- The Washington Times - Wednesday, March 9, 2005

Behind Congress’ top priorities for the year — Social Security occupying the highest ground — is reforming the outdated 1996 Telecommunications Act. For years Congress has known that the act has not kept up with technology and market changes. But with industry loyalties and state-versus-federal power wrangling getting in the way, every reform attempt foundered. About the only thing the competing congressional factions agreed on was that something needed to be done. Recent industry developments, however, as well as the uncertain future of the Federal Communications Commission, have dramatically altered a political climate long deadlocked on reform.

Although decried by consumer advocates, the announcements that SBC Communications had bought AT&T; (a longtime but diminishing player on the Hill) and Verizon had acquired MCI have opened up one of the first real opportunities. Since 2000, for example, SBC and other Bell giants like Verizon have been pushing for the elimination of a provision in the telecom act that prohibited them from offering long-distance service until they opened up their regional phone markets. As a long-distance provider, naturally AT&T; fought tooth and nail to oppose this, even while its market value continued to decline. Now, with AT&T; out of the game, industry insiders are looking keenly on longtime AT&T; Republican loyalists to join with their conservative peers to support deregulation.

To appreciate the lobbying battle that preceded the buyouts — and why the Bells are so giddy now — from 1999 to 2004 SBC contributed $8.6 million to congressional members, with 59 percent going to Republicans, according to the nonpartisan Center for Responsive Politics. Conversely, during the same period, AT&T; gave $8.4 million to Congress, 56 percent to Republicans. Meanwhile, Verizon contributed $8.2 million, 56 percent to Republicans, while MCI gave 55 percent of its contribution of $3.3 million to Republicans. To say the least, it has been an all-out tug-of-war between the phone companies for congressional Republicans.

At the FCC, outgoing Chairman Michael Powell defined his term by advocating a free-market philosophy. Still, even Mr. Powell hesitated when it came to telecom reform.

Mr. Powell’s most-likely successor, Commissioner Kevin Martin, while a Republican with a free-market outlook, has angered conservatives in the past.
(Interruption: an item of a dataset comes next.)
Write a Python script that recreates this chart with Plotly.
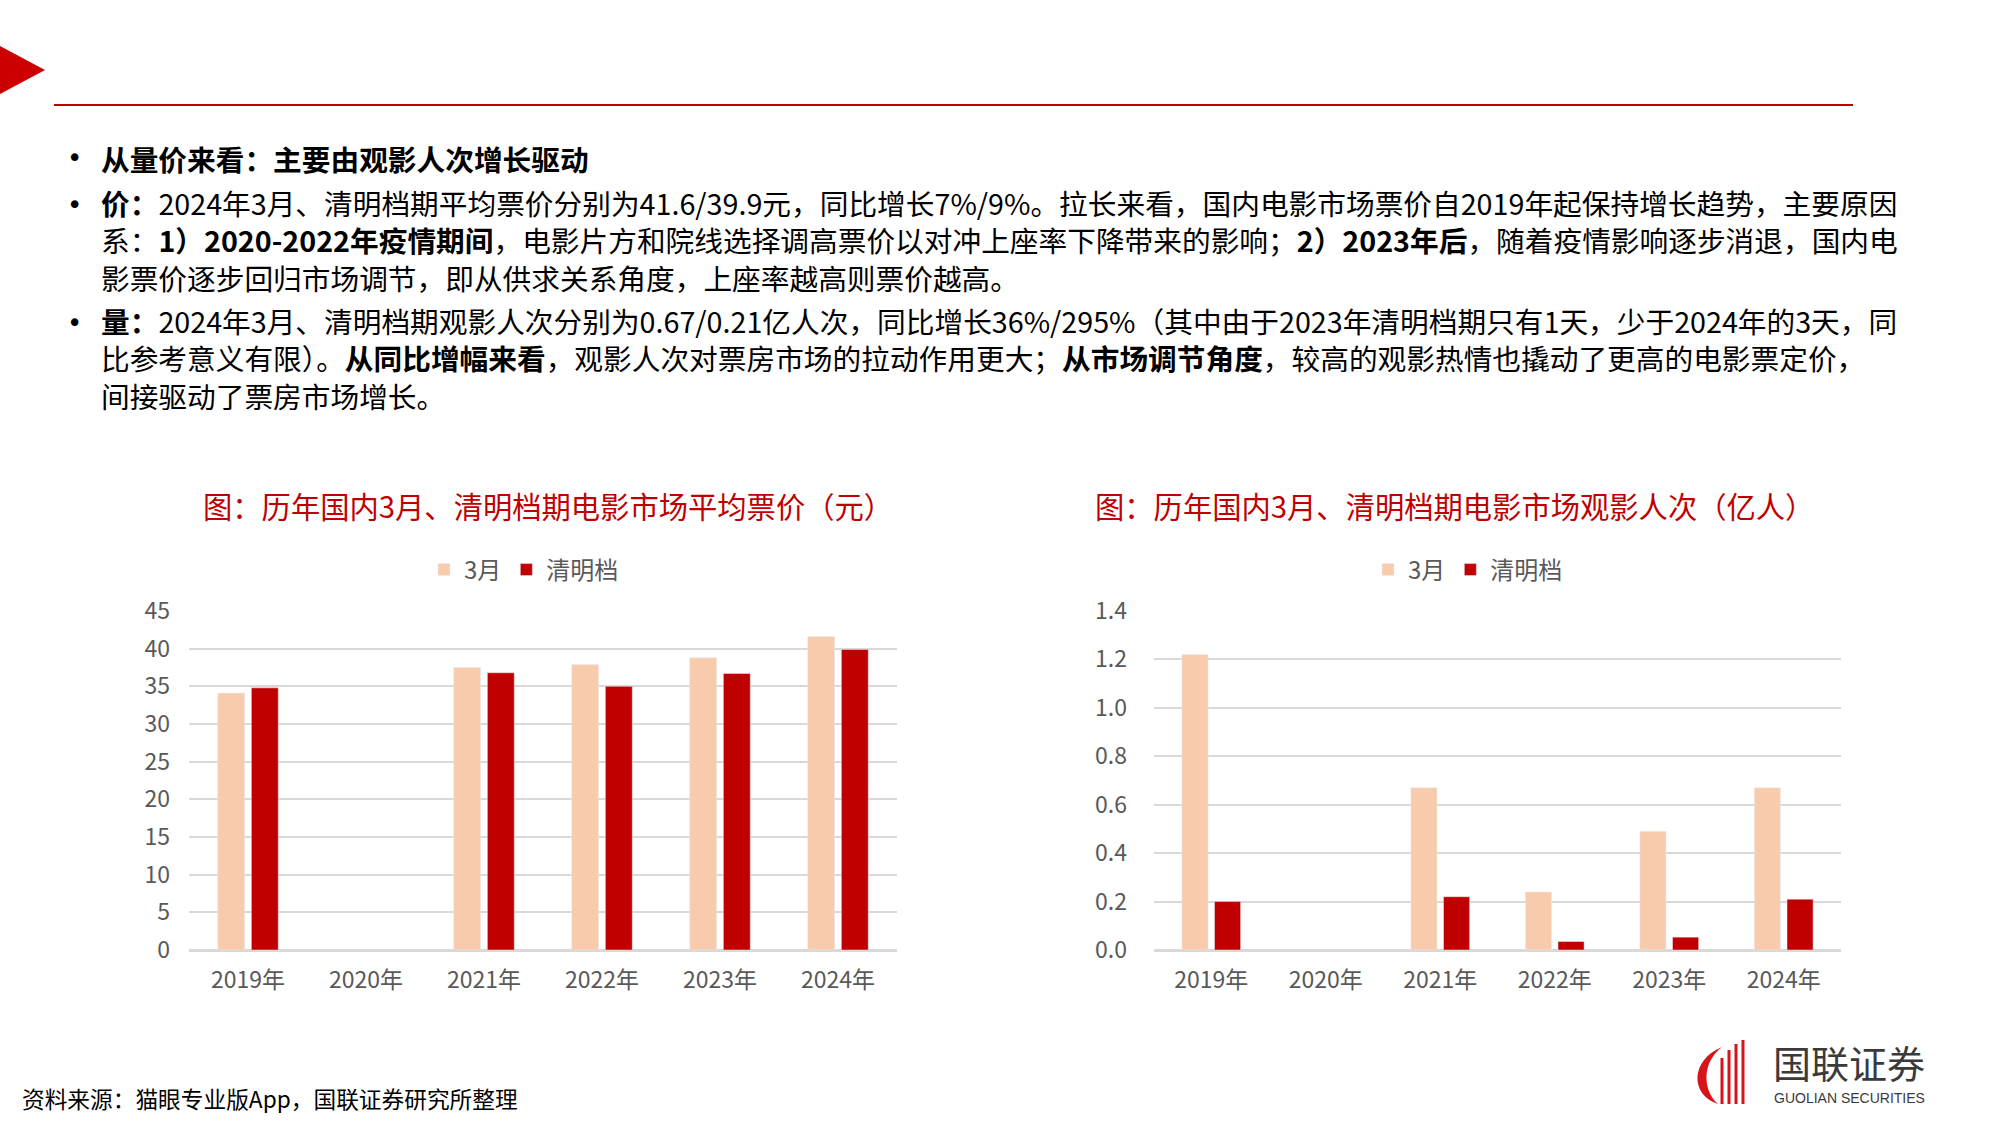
import plotly.graph_objects as go

# ---------------- data ----------------
years = ["2019年", "2020年", "2021年", "2022年", "2023年", "2024年"]
price_march = [34.1, None, 37.5, 37.9, 38.8, 41.6]
price_qingming = [34.8, None, 36.8, 35.0, 36.7, 39.9]
audience_march = [1.22, None, 0.67, 0.24, 0.49, 0.67]
audience_qingming = [0.20, None, 0.22, 0.035, 0.053, 0.21]

series_names = ["3月", "清明档"]
chart_titles = ["图：历年国内3月、清明档期电影市场平均票价（元）",
                "图：历年国内3月、清明档期电影市场观影人次（亿人）"]

paragraph_1 = ["<b>从量价来看：主要由观影人次增长驱动</b>"]
paragraph_2 = [
    "<b>价：</b>2024年3月、清明档期平均票价分别为41.6/39.9元，同比增长7%/9%。拉长来看，国内电影市场票价自2019年起保持增长趋势，主要原因",
    "系：<b>1）2020-2022年疫情期间</b>，电影片方和院线选择调高票价以对冲上座率下降带来的影响；<b>2）2023年后</b>，随着疫情影响逐步消退，国内电",
    "影票价逐步回归市场调节，即从供求关系角度，上座率越高则票价越高。",
]
paragraph_3 = [
    "<b>量：</b>2024年3月、清明档期观影人次分别为0.67/0.21亿人次，同比增长36%/295%（其中由于2023年清明档期只有1天，少于2024年的3天，同",
    "比参考意义有限）。<b>从同比增幅来看</b>，观影人次对票房市场的拉动作用更大；<b>从市场调节角度</b>，较高的观影热情也撬动了更高的电影票定价，",
    "间接驱动了票房市场增长。",
]
paragraphs = [paragraph_1, paragraph_2, paragraph_3]
para_center_y = [158, 240, 358]
bullet_y = [158, 205, 323]
source_text = "资料来源：猫眼专业版App，国联证券研究所整理"

# ---------------- style ----------------
W, H = 2000, 1125
PEACH = "#F8CBAD"
RED = "#C00000"
GRID = "#D9D9D9"
TICK = "#595959"
FONT = "Noto Sans CJK SC"


def px(x):
    return x / W


def py(y):
    return 1 - y / H


fig = go.Figure()

fig.add_trace(go.Bar(x=years, y=price_march, name=series_names[0], marker_color=PEACH,
                     xaxis="x", yaxis="y", legend="legend"))
fig.add_trace(go.Bar(x=years, y=price_qingming, name=series_names[1], marker_color=RED,
                     xaxis="x", yaxis="y", legend="legend"))
fig.add_trace(go.Bar(x=years, y=audience_march, name=series_names[0], marker_color=PEACH,
                     xaxis="x2", yaxis="y2", legend="legend2"))
fig.add_trace(go.Bar(x=years, y=audience_qingming, name=series_names[1], marker_color=RED,
                     xaxis="x2", yaxis="y2", legend="legend2"))

xcommon = dict(showgrid=False, zeroline=False, showline=False, ticks="",
               ticklabelstandoff=14,
               tickfont=dict(family=FONT, size=23, color=TICK), fixedrange=True)
ycommon = dict(showgrid=True, gridcolor=GRID, gridwidth=2, zeroline=True, zerolinecolor=GRID,
               zerolinewidth=2.5, showline=False, ticks="",
               tickfont=dict(family=FONT, size=23, color=TICK))

legend_common = dict(orientation="h", xanchor="center", yanchor="middle",
                     font=dict(family=FONT, size=24, color=TICK), bgcolor="rgba(0,0,0,0)",
                     itemwidth=30, tracegroupgap=0, traceorder="normal")

fig.update_layout(
    width=W, height=H,
    margin=dict(l=0, r=0, t=0, b=0, autoexpand=False),
    paper_bgcolor="white", plot_bgcolor="white",
    barmode="group", bargap=0.43, bargroupgap=0.2,
    font=dict(family=FONT),
    showlegend=True,
    xaxis=dict(domain=[px(189), px(897)], anchor="y", **xcommon),
    yaxis=dict(domain=[py(950), py(611)], anchor="x", range=[0, 45], dtick=5,
               ticklabelstandoff=18, **ycommon),
    xaxis2=dict(domain=[px(1154), px(1841)], anchor="y2", **xcommon),
    yaxis2=dict(domain=[py(950), py(611)], anchor="x2", range=[0, 1.4], dtick=0.2,
                tickformat=".1f", ticklabelstandoff=26, **ycommon),
    legend=dict(x=px(524), y=py(570), **legend_common),
    legend2=dict(x=px(1468), y=py(570), **legend_common),
)

annotations = []
# chart titles
for cx, t in zip([548, 1454], chart_titles):
    annotations.append(dict(x=px(cx), y=py(505), xref="paper", yref="paper", text=t,
                            showarrow=False, xanchor="center", yanchor="middle",
                            font=dict(family=FONT, size=29.3, color=RED)))
# body text (one annotation per paragraph)
for lines, yy in zip(paragraphs, para_center_y):
    annotations.append(dict(x=px(99), y=py(yy), xref="paper", yref="paper",
                            text="<br>".join(lines), align="left",
                            showarrow=False, xanchor="left", yanchor="middle",
                            font=dict(family=FONT, size=28.7, color="black")))
for yy in bullet_y:
    annotations.append(dict(x=px(74), y=py(yy), xref="paper", yref="paper", text="•",
                            showarrow=False, xanchor="center", yanchor="middle",
                            font=dict(family="DejaVu Sans", size=26, color="black")))
# source
annotations.append(dict(x=px(20), y=py(1098), xref="paper", yref="paper", text=source_text,
                        showarrow=False, xanchor="left", yanchor="middle",
                        font=dict(family=FONT, size=22.7, color="black")))
# logo text
annotations.append(dict(x=px(1772), y=py(1061), xref="paper", yref="paper", text="国联证券",
                        showarrow=False, xanchor="left", yanchor="middle", borderpad=0,
                        font=dict(family=FONT, size=38, color="#3A3A3A")))
annotations.append(dict(x=px(1773), y=py(1098), xref="paper", yref="paper", text="GUOLIAN SECURITIES",
                        showarrow=False, xanchor="left", yanchor="middle", borderpad=0,
                        font=dict(family="Liberation Sans", size=14, color="#3A3A3A")))
fig.update_layout(annotations=annotations)

shapes = []
# header triangle
shapes.append(dict(type="path", xref="paper", yref="paper",
                   path=f"M {px(0)},{py(46)} L {px(45)},{py(70)} L {px(0)},{py(94)} Z",
                   fillcolor="#CC0000", line=dict(width=0)))
# header rule
shapes.append(dict(type="line", xref="paper", yref="paper",
                   x0=px(54), x1=px(1853), y0=py(105), y1=py(105),
                   line=dict(color="#C00000", width=2)))
# logo swoosh (approximation)
shapes.append(dict(type="path", xref="paper", yref="paper",
                   path=(f"M {px(1722)},{py(1047)} C {px(1690)},{py(1060)} {px(1690)},{py(1095)} {px(1718)},{py(1104)} "
                         f"C {px(1702)},{py(1090)} {px(1702)},{py(1062)} {px(1722)},{py(1047)} Z"),
                   fillcolor="#D7141A", line=dict(width=0)))
for k, (xx, top) in enumerate([(1722, 1058), (1729, 1050), (1736, 1044), (1743, 1040)]):
    shapes.append(dict(type="line", xref="paper", yref="paper",
                       x0=px(xx), x1=px(xx), y0=py(top), y1=py(1104),
                       line=dict(color="#D7141A", width=3)))
fig.update_layout(shapes=shapes)

fig.write_html("out.html")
In 2003, he sided with the Democrats on the commission by voting to continue regulations that forced the Bells to make their networks available to competitors at government-set prices. Depending on who’s manning the controls, the FCC can be a powerful force for change.

Despite the gridlock, it’s impressive how far the telecom industry has advanced since 1996. Consumers now have options that were unthinkable 10 years ago. But more needs to be done on the federal front. With major political obstacles now removed, it’s up to Congress to get to the business of reform.